E adesso che facciamo?

di Alfonso Mandia

18 / 6 / 2011

Passato qualche giorno dal trionfo e metabolizzata l’euforia del successo epocale, sarà bene farseli, due ragionamenti.

La vittoria schiacciante dei referendum ha davvero segnato l’inizio di un nuovo capitolo storico, per questo paese, e per diversi motivi, primo fra tutti perché è stata una vittoria della popolazione e soltanto di quella, fuori i partiti, Idv a parte ma solo in parte, che han fatto una meravigliosa doppia figura di merda, amministrative comprese, arrotolandosi nei soliti giochini di potere, mentre la gente decideva che era venuto il momento di sbattere i pugni sul tavolo e dire basta ad un Regime infame che ha fatto tabula rasa dei valori che devono essere fondanti di una società che si possa ritenere civile non soltanto per aggettivo, ma per pratiche quotidiane.

Quel che sta accadendo in questi giorni, d’altra parte, come il regalino razzista che padron Silvio ha fatto a quelle bestie immonde della Lega, dell’estensione a diciotto mesi dell’incarcerazione nei “CIE” dei migranti, decreto passato in parlamento nel silenzio tombale della cosiddetta “sinistra”, ci restituisce la visione di un sistema di potere sordo ai richiami di una società che, tutta, dai comunisti ai cattolici, dai fascisti ai democristiani puri, ha urlato un chiaro “NO” ai partiti, alla loro concezione di intendere e praticare il buon vivere, come tentar di metter sul mercato beni che son di tutti e che a tutti devono esser disponibili, a prescindere da quel che, nel rispetto dell’essere umano, si voti, si preghi, si pratichi, ha detto “NO” ai nostri “esimi onorevoli” (sì, con la “o” minuscola), alla loro spavalderia, nei modi, nei toni, nella convinzione di poter decidere delle vite altrui seduti attorno al tavolo di una trattoria, nella presunzione, odiosa, di sentirsi custodi di una moralità che loro stessi han gettato nel cesso senza colpo ferire.

E adesso che facciamo?

Per come la vedo ci attende al varco il passaggio più impegnativo, culturalmente prima materialmente poi.

Culturalmente perché scollarci di dosso la innata tentazione di lasciar fare ad altri ci accompagna oramai da sempre. La pratica della delega appartiene alla categoria dei mali endemici di noi altri italiani, per pigrizia, convenienza o semplice ignoranza poco importa. Il chevuoifarcifunzionacosì scorre sempre sotto vena, e se ventisette milioni di cittadine e cittadini che han riaperto gli occhi e riacceso il cervello non vi sembran pochi, attenzione a non sottovalutare i danni che può fare l’altra metà, che tra ignoranza, opportunismo, menefreghismo e varie ed eventuali, ha ancora serissimi problemi di comunicazione e coordinamento tra emisfero destro e emisfero sinistro.

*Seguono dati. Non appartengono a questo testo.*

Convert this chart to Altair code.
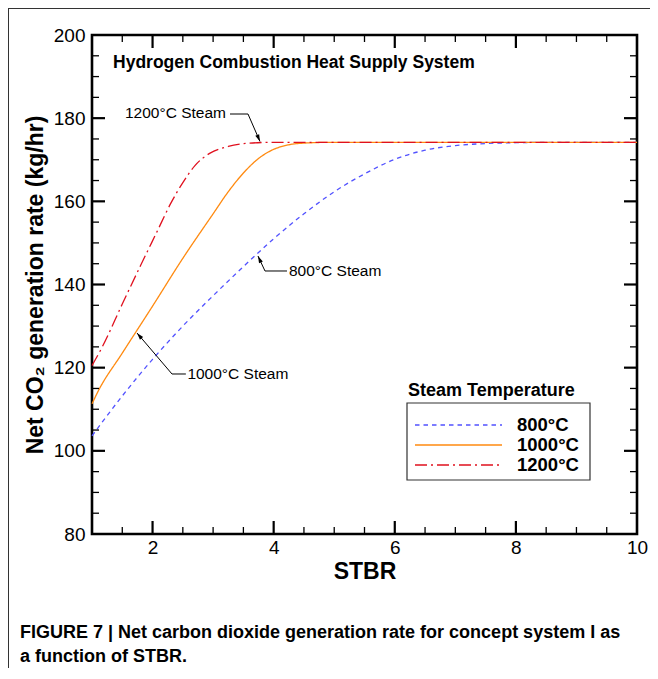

Materialmente perché il lavoro quotidiano, intellettuale e materiale, che ognuno di noi, nel suo piccolo o grande che sia, dovrà sviluppare e portare a condivisione per non giocarsi vent’anni di lotte sarà immane, sfiancante, a volte apparentemente insostenibile a fronte dell’infinità delle “sfide” che apre una fase storica politica e culturale come questa che stiam vivendo. Dovremo ridar forza e importanza alle nostre professionalità e capacità, assumerci l’onore ma anche l’onere di non tacere più davanti a devianze e ingiustizie che han portato alla catastrofe e all’abbrutimento noi stessi prima e questo paese poi. Ancor di più dovremo gestire materialmente tutti quegli aspetti, materiali e spirituali che tanto fortemente, aldilà delle più rosee aspettative, abbiam voluto, con il voto, rimettere al centro di un’idea di società altra.

Gli anni che ci aspettano son mica una roba da ridere, le cose che dobbiam riprenderci sono ancora tante, dalla scuola al lavoro, dalla cultura a spazi vitali accoglienti, vivibili, condivisi, da una società finalmente giusta e pulita, alla possibilità per tutti di mangiar bene e fare una vita soltanto un pò più sana, serena.

Dunque, mi vien da scrivere, tirarsi sù le maniche e diamoci da fare, che è venuta l’ora di darsi una svegliata.

Dunque, mi vien da scrivere, buon lavoro a tutti noi, di tutto cuore.